A relationship exists between the potential and the charge density, current density as follows.

$\begin{align*} \nabla ^2 V +\dfrac{\partial }{\partial t}(\nabla \cdot \mathbf{A}) &= -\frac{1}{\epsilon_{0}}\rho \\ \left( \nabla ^2 \mathbf{A}-\mu_{0}\epsilon_{0} \dfrac{\partial ^2 \mathbf{A} }{\partial t^2} \right) -\nabla\left( \nabla \cdot \mathbf{A} +\mu_{0}\epsilon_{0} \dfrac{\partial V}{\partial t}\right) &= -\mu_{0} \mathbf{J} \end{align*}$

Depending on how assumptions about the potential are made, the expression changes.

Coulomb Gauge

As in magnetostatics, the divergence of the vector potential is made $0$ .

$\nabla \cdot \mathbf{A}=0$

This allows for the representation of the equation regarding charge density solely in terms of scalar potential, thus resulting in the Poisson equation.

$\nabla^{2} V = -\frac{1}{\epsilon_{0}}\rho$

The advantage is that it’s easier to calculate the scalar potential $V$ , but the downside is that it’s harder to calculate the vector potential $\mathbf{A}$ . The vector potential $\mathbf{A}$ can be calculated using the equation below.

$\nabla^{2} \mathbf{A} - \mu_{0} \epsilon_{0} \frac{\partial^{2} \mathbf{A}}{\partial t^{2}} = -\mu_{0} \mathbf{J} + \mu_{0} \epsilon_{0} \nabla \left( \frac{\partial V}{\partial t} \right)$

Lorenz Gauge

The divergence of the vector potential $\mathbf{A}$ is set as follows.

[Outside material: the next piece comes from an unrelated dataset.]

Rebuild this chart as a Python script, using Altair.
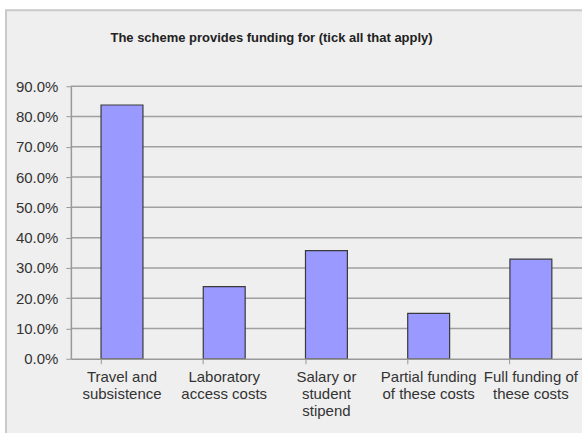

$\nabla \cdot \mathbf{A} = -\mu_{0} \epsilon_{0} \frac{\partial V}{\partial t}$

Then, the scalar potential $V$ and vector potential $\mathbf{A}$ are separated and expressed as equations of the same form.

$\nabla^{2} V - \mu_{0} \epsilon_{0} \frac{\partial^{2} V}{\partial t^{2}} = -\frac{1}{\epsilon_{0}} \rho$

$\nabla^{2} \mathbf{A} - \mu_{0} \epsilon_{0} \frac{\partial^{2} \mathbf{A}}{\partial t^{2}} = -\mu_{0} \mathbf{J}$

At this point, using the d’Alembertian makes it possible to represent it in a simpler form. The d’Alembertian is defined as follows.

$\Box^{2} := \nabla^{2} - \mu_{0} \epsilon_{0} \frac{\partial^{2}}{\partial t^{2}}$

Using the d’Alembertian,

$\Box^{2} V = -\frac{1}{\epsilon_{0}}\rho$

$\Box^{2} \mathbf{A} = -\mu_{0}\mathbf{J}$